Over time, demonstration gardens and special collections of native and near-native, arid-adapted plantings were added. The Wacks’ original 1937 adobe house was carefully renovated in 1984 to provide space for changing art exhibits, a museum shop and administrative offices. Tohono Chul Park was formally dedicated as a 37-acre desert preserve on April 19, 1985. The Wilsons deeded the property to the non-profit foundation, Tohono Chul Park, Inc., in 1988. In the spring of 1995 an 11-acre (4.5 ha) parcel abutting the property on the north was slated for higher density rezoning and offered for sale. With the help of longtime member John Maher, Tohono Chul was able to acquire the property, establishing a memorial to John’s late wife, Mary. The most recent addition came when the much-loved Haunted Bookshop closed in 1997. The Wilsons donated the land and building, thus adding the final acre — then there were 49 (19.8 ha)!

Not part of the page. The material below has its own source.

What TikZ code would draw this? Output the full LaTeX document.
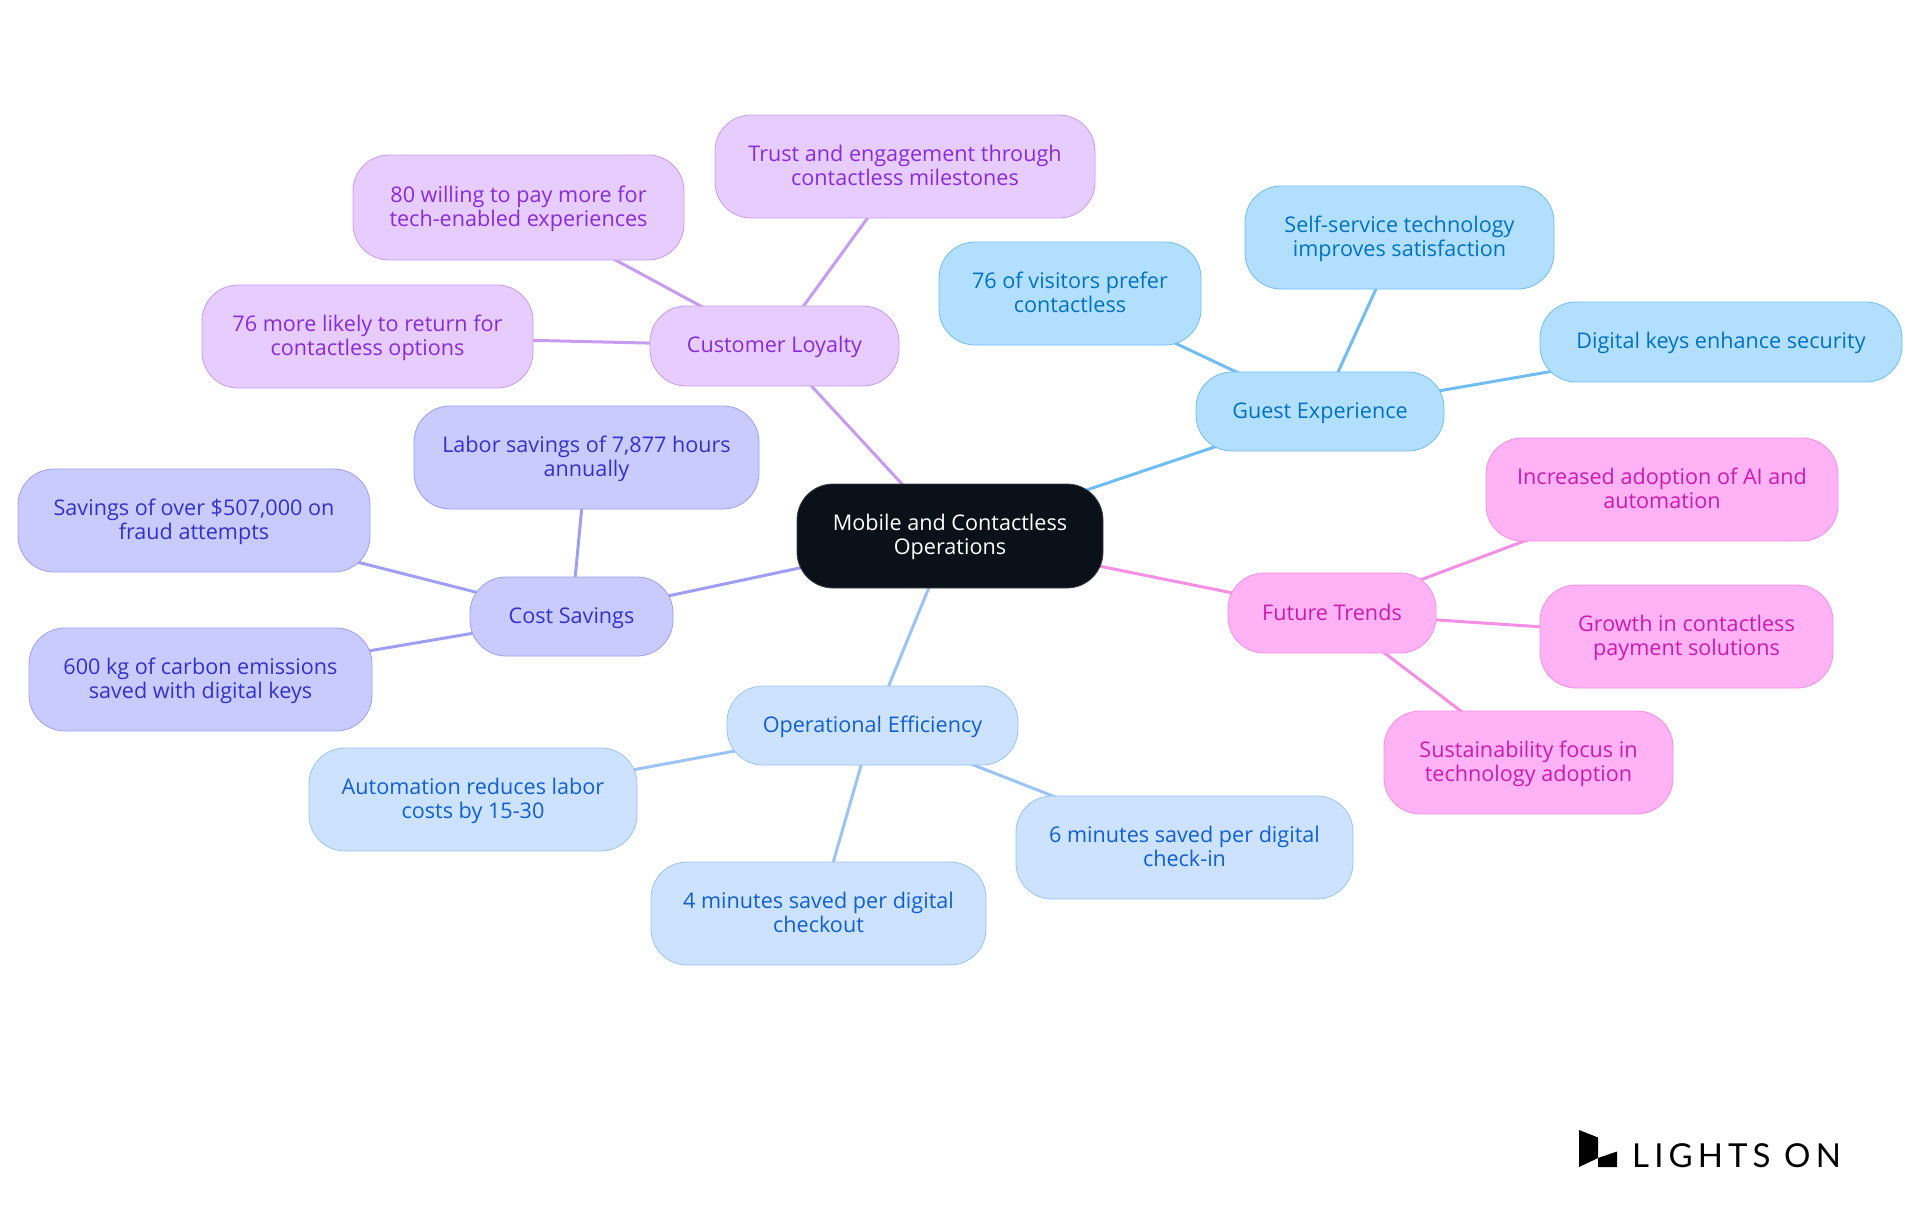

Today, sadly, both Richard and Jean Wilson are gone. But, their commitment to the history and the open spaces of the Southwest lives on — in addition to founding Tohono Chul, it was the Wilsons who delivered the family property at Hart Prairie (Flagstaff) and Muleshoe Ranch (Willcox) into the protective hands of the Nature Conservancy. At the dedication ceremony in 1985, Richard and Jean Wilson expressed their vision for Tohono Chul:
- We dedicate this park to those who come here, who, we hope, will not only admire and find comfort in the natural beauty of the area, but will achieve greater appreciation of the ways of conserving all our precious desert region and obtain a greater understanding of the people native to these areas.
When you visit . . .
Today part of the town of Oro Valley, Tohono Chul has evolved into an urban desert island devoted to fostering an appreciation of the distinctive character of the Sonoran Desert region. Sensitive planning and development have allowed for the enhancement and improved accessibility of facilities while preserving the spectacular natural setting and feeling of intimacy despite booming development just beyond the boundaries. The original homes on the property have different southwest regional styles and promote a distinct sense of place. Each has been refurbished and renovated for use by visitors and staff while retaining their character — the Wack’s 1937 home is now the Exhibit House, hosting several gallery spaces, La Galeria Museum Shop and administrative offices; the Sullivan’s 1963 home (“West House”) is the site of the Tohono Chul Garden Bistro, serving breakfast and lunch with an emphasis on locally sourced ingredients, and La Fuente Museum Shop. The adjacent La Entrada Greenhouse and Garden Shop was built to mimic the hacienda-style charm the West House.
Jean Wilson’s beloved Haunted Bookshop was re-purposed as the Desert Discovery Education Center home to Tohono Chul’s educational programs which underscore and complement the gardens and exhibits. In addition to daily docent-guided tours of the grounds, scheduled lectures, classes and workshops and travel opportunities are offered.